### AIM OF THE EXERCISE
Return nothing but the lines from the line with "Convert this diagram to TikZ code." through the last line of the entries that follow, copied exactly and free of pictures.

### PROVIDED DATA
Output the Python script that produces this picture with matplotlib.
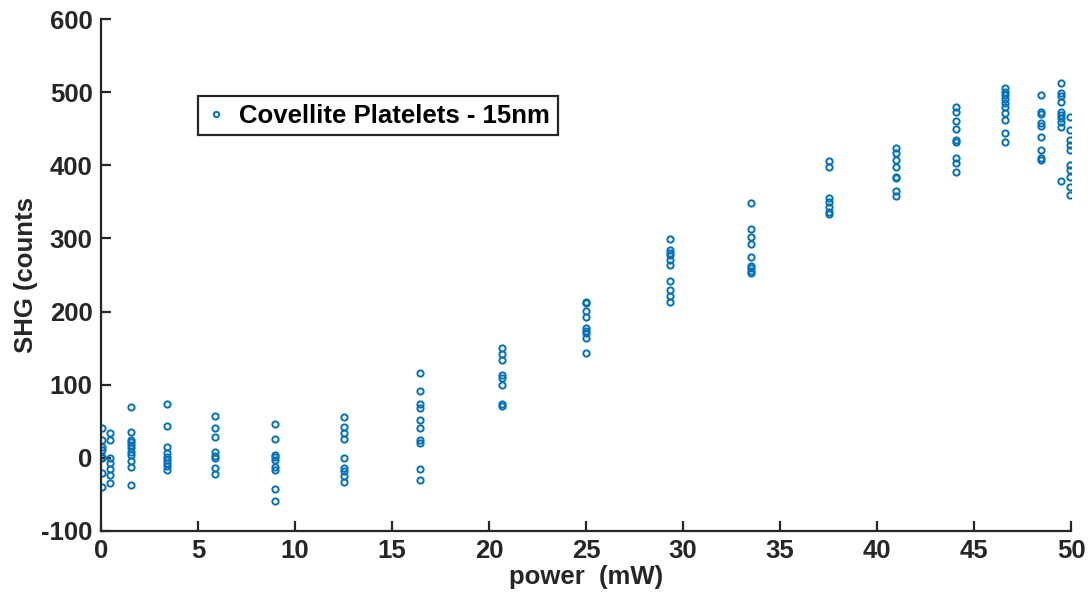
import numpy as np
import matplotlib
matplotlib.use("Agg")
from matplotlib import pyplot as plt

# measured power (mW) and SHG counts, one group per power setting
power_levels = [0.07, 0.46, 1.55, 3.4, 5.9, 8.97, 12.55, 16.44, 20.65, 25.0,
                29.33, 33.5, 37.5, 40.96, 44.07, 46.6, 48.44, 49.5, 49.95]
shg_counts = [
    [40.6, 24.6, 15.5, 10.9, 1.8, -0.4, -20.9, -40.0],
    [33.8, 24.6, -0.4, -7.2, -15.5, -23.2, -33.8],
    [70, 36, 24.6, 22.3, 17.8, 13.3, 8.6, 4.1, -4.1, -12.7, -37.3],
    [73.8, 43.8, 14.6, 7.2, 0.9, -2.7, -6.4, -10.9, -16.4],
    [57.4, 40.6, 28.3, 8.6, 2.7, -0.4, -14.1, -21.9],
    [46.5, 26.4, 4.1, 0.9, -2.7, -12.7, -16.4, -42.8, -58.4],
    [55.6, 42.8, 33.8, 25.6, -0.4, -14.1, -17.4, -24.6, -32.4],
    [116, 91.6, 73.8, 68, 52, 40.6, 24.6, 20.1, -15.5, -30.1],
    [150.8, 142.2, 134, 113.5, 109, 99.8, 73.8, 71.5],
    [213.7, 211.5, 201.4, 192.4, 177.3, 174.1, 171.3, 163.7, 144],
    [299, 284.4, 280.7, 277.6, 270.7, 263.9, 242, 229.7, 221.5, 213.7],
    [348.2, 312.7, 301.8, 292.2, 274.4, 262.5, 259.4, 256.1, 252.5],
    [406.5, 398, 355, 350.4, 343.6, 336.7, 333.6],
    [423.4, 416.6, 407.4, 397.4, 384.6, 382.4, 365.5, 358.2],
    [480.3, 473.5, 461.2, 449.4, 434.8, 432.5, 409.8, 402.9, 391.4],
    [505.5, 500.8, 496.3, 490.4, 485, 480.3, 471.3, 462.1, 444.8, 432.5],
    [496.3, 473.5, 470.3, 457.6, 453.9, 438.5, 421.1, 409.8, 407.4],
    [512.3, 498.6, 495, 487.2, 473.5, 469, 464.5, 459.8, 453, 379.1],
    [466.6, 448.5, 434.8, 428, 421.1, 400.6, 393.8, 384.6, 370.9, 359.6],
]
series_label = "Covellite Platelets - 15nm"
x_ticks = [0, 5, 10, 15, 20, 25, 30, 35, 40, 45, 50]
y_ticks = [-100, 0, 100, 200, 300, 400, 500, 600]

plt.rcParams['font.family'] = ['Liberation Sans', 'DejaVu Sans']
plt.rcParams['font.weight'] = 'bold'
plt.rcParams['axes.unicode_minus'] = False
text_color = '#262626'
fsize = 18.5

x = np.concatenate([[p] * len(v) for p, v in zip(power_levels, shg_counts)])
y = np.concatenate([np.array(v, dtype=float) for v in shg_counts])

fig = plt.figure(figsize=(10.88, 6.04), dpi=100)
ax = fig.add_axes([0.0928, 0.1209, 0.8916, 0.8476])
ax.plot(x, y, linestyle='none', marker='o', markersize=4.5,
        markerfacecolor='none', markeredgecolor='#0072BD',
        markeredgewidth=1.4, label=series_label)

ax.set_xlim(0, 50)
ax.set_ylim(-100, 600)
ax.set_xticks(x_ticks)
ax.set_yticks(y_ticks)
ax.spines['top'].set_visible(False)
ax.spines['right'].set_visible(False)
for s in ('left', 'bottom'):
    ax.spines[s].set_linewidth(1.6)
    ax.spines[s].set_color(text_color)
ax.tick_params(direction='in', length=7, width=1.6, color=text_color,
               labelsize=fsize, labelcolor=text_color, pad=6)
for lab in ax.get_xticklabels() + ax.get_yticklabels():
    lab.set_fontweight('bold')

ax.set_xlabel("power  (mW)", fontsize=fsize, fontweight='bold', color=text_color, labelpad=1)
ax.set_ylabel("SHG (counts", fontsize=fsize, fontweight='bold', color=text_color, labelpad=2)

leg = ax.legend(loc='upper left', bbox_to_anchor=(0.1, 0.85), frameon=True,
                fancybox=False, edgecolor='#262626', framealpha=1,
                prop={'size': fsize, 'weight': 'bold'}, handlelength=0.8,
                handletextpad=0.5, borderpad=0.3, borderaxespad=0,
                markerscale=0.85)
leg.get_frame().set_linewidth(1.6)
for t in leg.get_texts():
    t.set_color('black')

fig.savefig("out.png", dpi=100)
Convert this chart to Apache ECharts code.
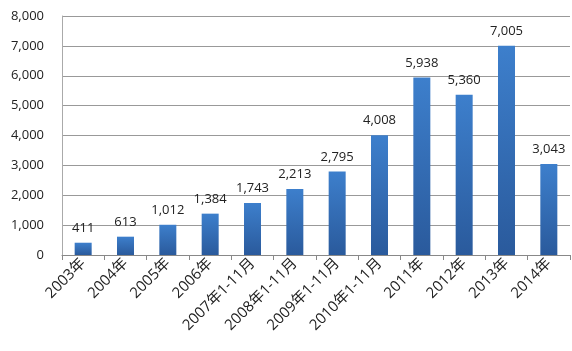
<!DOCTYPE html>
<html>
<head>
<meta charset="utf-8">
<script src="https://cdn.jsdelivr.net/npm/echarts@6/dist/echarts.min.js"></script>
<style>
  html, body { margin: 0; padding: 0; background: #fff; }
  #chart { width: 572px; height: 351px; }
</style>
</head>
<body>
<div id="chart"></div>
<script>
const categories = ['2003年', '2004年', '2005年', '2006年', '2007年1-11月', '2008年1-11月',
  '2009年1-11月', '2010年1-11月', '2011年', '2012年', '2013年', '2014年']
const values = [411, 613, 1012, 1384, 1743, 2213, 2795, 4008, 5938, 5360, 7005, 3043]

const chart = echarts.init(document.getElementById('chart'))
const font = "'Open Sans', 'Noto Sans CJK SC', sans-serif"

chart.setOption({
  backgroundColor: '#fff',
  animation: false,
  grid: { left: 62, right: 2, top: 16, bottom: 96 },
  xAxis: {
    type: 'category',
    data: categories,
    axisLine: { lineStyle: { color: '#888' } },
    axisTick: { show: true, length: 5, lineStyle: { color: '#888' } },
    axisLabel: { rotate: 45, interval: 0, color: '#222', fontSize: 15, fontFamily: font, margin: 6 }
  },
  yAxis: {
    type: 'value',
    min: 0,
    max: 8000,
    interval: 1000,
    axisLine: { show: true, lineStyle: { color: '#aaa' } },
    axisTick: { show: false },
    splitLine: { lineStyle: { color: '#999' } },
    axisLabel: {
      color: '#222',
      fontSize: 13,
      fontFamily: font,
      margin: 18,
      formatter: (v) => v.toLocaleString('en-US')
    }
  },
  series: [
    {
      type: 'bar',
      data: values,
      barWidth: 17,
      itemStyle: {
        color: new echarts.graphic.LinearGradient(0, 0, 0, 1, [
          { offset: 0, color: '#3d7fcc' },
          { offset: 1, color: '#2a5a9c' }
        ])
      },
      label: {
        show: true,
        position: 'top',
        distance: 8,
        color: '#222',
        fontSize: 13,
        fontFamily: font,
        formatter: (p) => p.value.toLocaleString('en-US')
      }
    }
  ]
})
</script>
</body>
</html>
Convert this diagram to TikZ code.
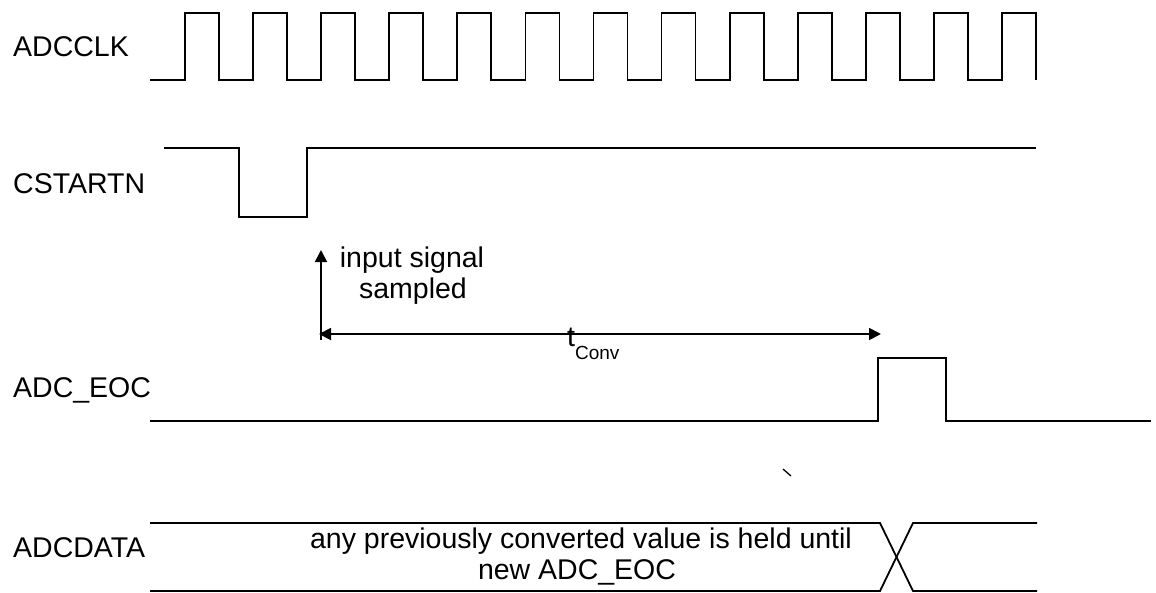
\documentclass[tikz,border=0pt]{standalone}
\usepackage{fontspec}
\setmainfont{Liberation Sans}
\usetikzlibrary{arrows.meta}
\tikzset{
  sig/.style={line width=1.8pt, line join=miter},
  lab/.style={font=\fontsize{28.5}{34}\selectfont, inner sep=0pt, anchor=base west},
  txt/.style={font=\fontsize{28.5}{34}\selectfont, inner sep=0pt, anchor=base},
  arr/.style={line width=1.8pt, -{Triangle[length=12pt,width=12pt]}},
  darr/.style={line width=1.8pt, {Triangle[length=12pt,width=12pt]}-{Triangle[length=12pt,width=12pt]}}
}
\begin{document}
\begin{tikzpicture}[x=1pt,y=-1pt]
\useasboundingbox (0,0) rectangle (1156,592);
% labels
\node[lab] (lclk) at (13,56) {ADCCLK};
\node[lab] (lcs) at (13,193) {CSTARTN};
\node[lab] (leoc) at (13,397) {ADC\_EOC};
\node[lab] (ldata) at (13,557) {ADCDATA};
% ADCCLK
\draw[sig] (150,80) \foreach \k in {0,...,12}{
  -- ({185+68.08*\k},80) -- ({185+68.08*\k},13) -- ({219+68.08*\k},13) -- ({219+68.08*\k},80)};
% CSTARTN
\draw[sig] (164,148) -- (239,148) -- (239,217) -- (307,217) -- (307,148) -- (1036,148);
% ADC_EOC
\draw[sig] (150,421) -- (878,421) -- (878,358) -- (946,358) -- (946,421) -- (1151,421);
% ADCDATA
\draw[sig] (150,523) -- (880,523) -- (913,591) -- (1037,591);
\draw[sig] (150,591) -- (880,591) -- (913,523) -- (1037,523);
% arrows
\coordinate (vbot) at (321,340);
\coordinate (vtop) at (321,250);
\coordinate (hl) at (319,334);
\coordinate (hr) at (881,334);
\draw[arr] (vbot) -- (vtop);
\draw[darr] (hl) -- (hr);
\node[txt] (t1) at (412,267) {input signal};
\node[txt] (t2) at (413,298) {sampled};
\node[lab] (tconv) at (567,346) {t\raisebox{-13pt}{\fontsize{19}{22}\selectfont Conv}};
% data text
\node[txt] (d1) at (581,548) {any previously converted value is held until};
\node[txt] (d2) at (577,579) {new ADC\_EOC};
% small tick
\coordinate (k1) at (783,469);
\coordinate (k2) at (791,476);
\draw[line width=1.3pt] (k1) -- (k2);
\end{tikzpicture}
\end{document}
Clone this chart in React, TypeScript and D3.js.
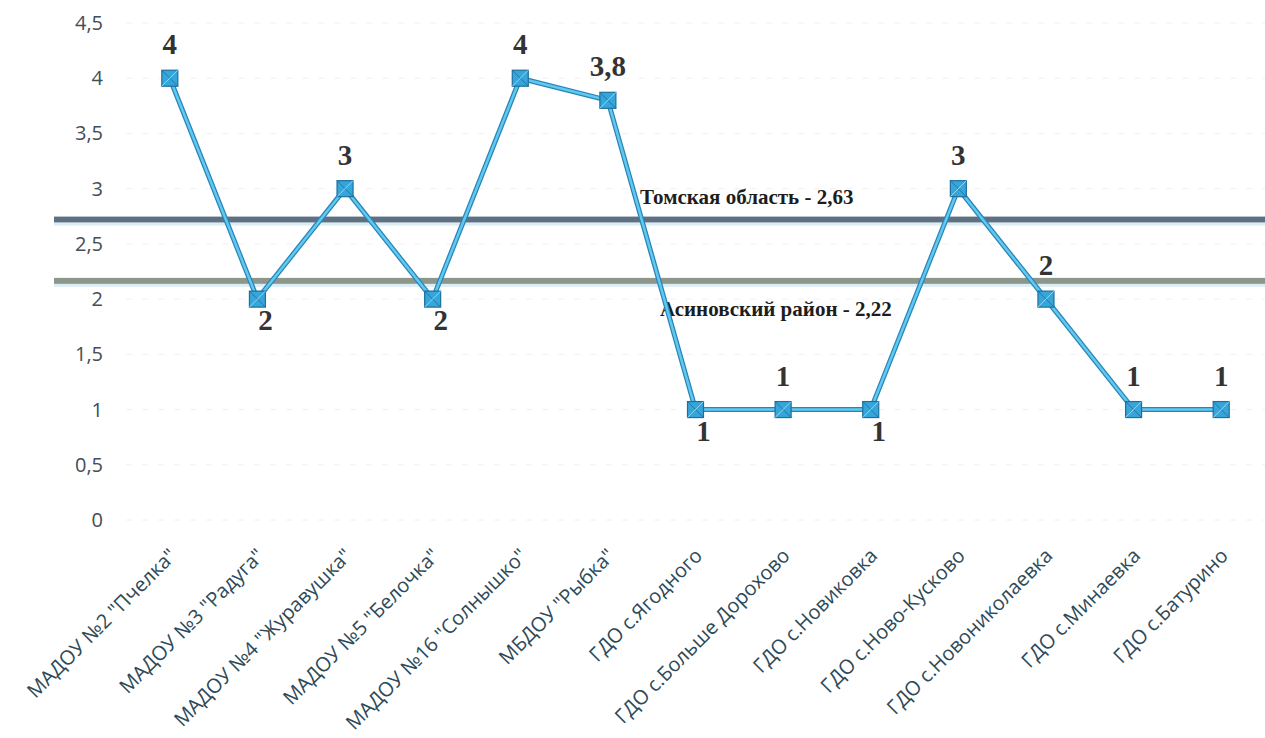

### SOLUTION TO THIS TASK
Convert this diagram to TikZ code.
\documentclass[tikz,border=0pt]{standalone}
\usepackage{fontspec}
\setmainfont{Liberation Sans}
\usetikzlibrary{arrows.meta}
\tikzset{
  sig/.style={line width=1.8pt, line join=miter},
  lab/.style={font=\fontsize{28.5}{34}\selectfont, inner sep=0pt, anchor=base west},
  txt/.style={font=\fontsize{28.5}{34}\selectfont, inner sep=0pt, anchor=base},
  arr/.style={line width=1.8pt, -{Triangle[length=12pt,width=12pt]}},
  darr/.style={line width=1.8pt, {Triangle[length=12pt,width=12pt]}-{Triangle[length=12pt,width=12pt]}}
}
\begin{document}
\begin{tikzpicture}[x=1pt,y=-1pt]
\useasboundingbox (0,0) rectangle (1156,592);
% labels
\node[lab] (lclk) at (13,56) {ADCCLK};
\node[lab] (lcs) at (13,193) {CSTARTN};
\node[lab] (leoc) at (13,397) {ADC\_EOC};
\node[lab] (ldata) at (13,557) {ADCDATA};
% ADCCLK
\draw[sig] (150,80) \foreach \k in {0,...,12}{
  -- ({185+68.08*\k},80) -- ({185+68.08*\k},13) -- ({219+68.08*\k},13) -- ({219+68.08*\k},80)};
% CSTARTN
\draw[sig] (164,148) -- (239,148) -- (239,217) -- (307,217) -- (307,148) -- (1036,148);
% ADC_EOC
\draw[sig] (150,421) -- (878,421) -- (878,358) -- (946,358) -- (946,421) -- (1151,421);
% ADCDATA
\draw[sig] (150,523) -- (880,523) -- (913,591) -- (1037,591);
\draw[sig] (150,591) -- (880,591) -- (913,523) -- (1037,523);
% arrows
\coordinate (vbot) at (321,340);
\coordinate (vtop) at (321,250);
\coordinate (hl) at (319,334);
\coordinate (hr) at (881,334);
\draw[arr] (vbot) -- (vtop);
\draw[darr] (hl) -- (hr);
\node[txt] (t1) at (412,267) {input signal};
\node[txt] (t2) at (413,298) {sampled};
\node[lab] (tconv) at (567,346) {t\raisebox{-13pt}{\fontsize{19}{22}\selectfont Conv}};
% data text
\node[txt] (d1) at (581,548) {any previously converted value is held until};
\node[txt] (d2) at (577,579) {new ADC\_EOC};
% small tick
\coordinate (k1) at (783,469);
\coordinate (k2) at (791,476);
\draw[line width=1.3pt] (k1) -- (k2);
\end{tikzpicture}
\end{document}
Clone this chart in React, TypeScript and D3.js.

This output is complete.